After compulsory military service he returned to Illinois where he pursued a DMA in composition studying with Ben Johnston, Herbert Brun and Salvatore Martirano. An active composer, performer and educator, he has created numerous graphic scores and interactive performance installations, which have been exhibited and performed throughout the US, Europe, Australia and Asia at venues such as Documenta IX (Germany), New Music America (Minneapolis, Houston, Hartford), Dance Theater Workshop (New York City) and the Xi An Conservatory of Music (China). Since 1995 he has emphasized live electronics performance utilizing collaboration, improvisation and invented notational systems.  Since 1982 he has taught at Metropolitan State University in St. Paul, as an associate professor of music and intermedia art and producer of the Strange Attractors Festivals of Experimental Intermedia Art. 

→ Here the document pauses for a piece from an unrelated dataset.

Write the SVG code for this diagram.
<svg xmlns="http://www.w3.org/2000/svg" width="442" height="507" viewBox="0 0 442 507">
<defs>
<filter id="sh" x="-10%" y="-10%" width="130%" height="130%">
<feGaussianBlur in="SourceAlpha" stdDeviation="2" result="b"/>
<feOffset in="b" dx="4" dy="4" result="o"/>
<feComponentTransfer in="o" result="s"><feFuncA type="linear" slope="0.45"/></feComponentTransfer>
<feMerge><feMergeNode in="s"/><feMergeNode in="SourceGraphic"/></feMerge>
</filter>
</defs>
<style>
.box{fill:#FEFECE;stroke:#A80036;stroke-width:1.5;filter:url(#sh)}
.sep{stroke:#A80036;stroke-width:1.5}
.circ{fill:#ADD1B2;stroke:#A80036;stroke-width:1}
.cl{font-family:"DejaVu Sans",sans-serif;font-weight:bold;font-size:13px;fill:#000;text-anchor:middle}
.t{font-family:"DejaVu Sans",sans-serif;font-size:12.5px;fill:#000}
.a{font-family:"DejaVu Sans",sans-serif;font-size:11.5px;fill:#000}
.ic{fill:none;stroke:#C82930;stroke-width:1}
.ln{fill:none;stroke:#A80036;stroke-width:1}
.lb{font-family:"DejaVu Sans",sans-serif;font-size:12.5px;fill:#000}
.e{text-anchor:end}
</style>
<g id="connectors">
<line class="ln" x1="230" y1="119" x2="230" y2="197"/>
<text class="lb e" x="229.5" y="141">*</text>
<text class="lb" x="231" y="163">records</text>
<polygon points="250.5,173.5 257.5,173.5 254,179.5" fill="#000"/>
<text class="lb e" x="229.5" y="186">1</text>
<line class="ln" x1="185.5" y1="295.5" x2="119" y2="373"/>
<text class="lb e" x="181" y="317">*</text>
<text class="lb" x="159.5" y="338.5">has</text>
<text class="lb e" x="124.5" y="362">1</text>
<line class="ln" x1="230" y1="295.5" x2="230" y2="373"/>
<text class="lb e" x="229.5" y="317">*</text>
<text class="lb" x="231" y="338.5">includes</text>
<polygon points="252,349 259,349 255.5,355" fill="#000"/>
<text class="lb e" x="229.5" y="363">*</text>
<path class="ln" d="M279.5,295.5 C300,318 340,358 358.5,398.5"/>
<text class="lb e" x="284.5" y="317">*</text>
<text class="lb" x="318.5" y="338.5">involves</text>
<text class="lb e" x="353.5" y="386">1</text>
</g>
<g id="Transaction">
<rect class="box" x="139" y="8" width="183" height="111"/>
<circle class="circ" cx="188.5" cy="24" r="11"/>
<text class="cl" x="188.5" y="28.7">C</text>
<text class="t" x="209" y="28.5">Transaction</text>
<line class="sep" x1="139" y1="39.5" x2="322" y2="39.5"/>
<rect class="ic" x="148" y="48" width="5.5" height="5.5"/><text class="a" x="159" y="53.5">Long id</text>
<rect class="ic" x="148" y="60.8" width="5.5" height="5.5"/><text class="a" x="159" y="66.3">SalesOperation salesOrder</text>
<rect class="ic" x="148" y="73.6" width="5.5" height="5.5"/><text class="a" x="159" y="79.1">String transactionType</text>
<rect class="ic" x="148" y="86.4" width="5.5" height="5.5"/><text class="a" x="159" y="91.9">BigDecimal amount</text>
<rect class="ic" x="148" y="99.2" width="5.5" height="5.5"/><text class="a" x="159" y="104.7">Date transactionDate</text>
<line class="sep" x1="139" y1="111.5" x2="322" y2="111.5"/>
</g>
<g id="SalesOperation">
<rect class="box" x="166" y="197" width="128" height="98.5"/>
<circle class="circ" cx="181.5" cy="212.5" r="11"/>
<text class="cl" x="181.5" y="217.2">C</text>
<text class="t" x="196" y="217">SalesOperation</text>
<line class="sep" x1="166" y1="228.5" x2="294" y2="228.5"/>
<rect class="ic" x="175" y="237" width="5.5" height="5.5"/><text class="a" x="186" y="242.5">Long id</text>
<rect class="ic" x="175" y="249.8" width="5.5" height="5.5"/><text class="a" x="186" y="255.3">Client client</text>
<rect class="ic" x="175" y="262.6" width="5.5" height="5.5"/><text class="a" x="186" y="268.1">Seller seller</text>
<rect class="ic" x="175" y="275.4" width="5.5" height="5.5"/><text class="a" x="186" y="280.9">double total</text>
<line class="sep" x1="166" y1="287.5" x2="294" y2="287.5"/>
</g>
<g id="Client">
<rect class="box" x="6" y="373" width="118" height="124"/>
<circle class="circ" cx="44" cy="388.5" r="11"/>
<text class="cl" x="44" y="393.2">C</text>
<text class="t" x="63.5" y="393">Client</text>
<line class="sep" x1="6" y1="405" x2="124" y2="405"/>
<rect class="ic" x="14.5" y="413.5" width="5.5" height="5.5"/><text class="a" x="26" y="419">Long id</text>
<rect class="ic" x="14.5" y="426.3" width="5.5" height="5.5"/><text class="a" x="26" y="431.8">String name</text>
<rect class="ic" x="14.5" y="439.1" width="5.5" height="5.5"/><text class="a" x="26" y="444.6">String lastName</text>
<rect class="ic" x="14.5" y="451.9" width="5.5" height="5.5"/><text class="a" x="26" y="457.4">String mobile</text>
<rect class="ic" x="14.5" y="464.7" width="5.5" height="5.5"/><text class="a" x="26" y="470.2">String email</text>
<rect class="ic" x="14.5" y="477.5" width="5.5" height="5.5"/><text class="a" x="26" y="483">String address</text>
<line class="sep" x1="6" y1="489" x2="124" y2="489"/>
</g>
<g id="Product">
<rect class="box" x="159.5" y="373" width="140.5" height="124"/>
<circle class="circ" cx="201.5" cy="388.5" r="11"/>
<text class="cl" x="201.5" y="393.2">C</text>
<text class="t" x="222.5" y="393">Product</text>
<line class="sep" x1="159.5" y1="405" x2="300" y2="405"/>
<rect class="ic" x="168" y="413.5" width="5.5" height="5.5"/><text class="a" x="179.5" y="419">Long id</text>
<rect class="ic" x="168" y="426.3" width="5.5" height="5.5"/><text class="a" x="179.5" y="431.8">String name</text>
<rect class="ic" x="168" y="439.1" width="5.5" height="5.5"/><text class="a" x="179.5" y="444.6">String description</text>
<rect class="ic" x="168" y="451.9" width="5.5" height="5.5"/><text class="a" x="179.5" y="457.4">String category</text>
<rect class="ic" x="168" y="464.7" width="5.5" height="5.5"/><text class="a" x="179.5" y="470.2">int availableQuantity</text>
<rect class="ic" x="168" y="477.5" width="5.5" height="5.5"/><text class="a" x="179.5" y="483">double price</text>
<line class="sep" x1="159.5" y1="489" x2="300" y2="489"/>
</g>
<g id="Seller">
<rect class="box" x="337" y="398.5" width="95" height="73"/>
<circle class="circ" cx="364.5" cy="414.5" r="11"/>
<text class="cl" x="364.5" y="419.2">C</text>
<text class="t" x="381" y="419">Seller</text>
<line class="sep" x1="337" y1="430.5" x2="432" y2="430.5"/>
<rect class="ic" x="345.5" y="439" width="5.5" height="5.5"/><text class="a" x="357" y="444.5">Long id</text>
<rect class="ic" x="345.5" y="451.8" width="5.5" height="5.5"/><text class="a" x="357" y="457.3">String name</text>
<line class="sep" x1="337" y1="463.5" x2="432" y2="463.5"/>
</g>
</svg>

Steve Goldstein Steve Goldstein has performed professionally throughout the U.S., Canada and the Caribbean. His performance experience covers a wide range of musical genres, includes experimental, jazz and funk.  He has performed and recorded with artists such as Hamid Drake, Douglas Ewart, Joseph Jarman, Nirmala Rajsekar, Jan Gilbert, David Means, Gary Schulte, Marcus Wise, Jocelyn Gorham, Mixashawn and Carol Kaye.  Goldstein received thorough grounding in Western music at the University of Miami’s critically acclaimed Studio and Jazz program. After relocating to Minneapolis, Goldstein began extensive studies in the application and theory of South Indian rhythmic structures with world-renowned ghatam (tuned clay pot percussion instrument) master Sri T.H. Subash Chandran.






    Sunday October 9  
   

Jerome Cooper & William Parker - INSTRUMENTS OF COLOR /AUTUMN CEREMONIES Jerome Cooper - cherimia, balaphon, keyboards; William Parker - double reeds, doson ngoni, bass shakuhachi

Jerome Cooper's fruitful musical legacy with the Revolutionary Ensemble and stints with Anthony Braxton, Cecil Taylor and others reads like a who's who in cutting-edge jazz. Nowadays Cooper's polyrhythmic drumming and multitasking persona are prime factors in his mesmerizing solos. Wonderful combinations of Indonesian gamelan, West African timbres, jazz kit and garage band electronics surprise and merge in a satisfying post-everything style.

William Parker As Steve Greenlee of the Boston Globe stated in July 2002, “William Parker has emerged as the most important leader of the current avant-garde scene in jazz.” He works with many of the more important groups in this genre, some of the most prestigious being his own, including The Curtis Mayfield Project, Little Huey Creative Orchestra, In Order to Survive, and William Parker’s Quartet. In 1995 the Village Voice characterized William Parker as "the most consistently brilliant free jazz bassist of all time." He has performed with Ed Blackwell, Don Cherry, Bill Dixon, Milford Graves, Billy Higgins, and Sunny Murray, among others. In 1980 he became a member of the Cecil Taylor Unit, in which he played a prominent role for over a decade. Parker has released over 20 albums, most of them hitting #1 on the CMJ charts.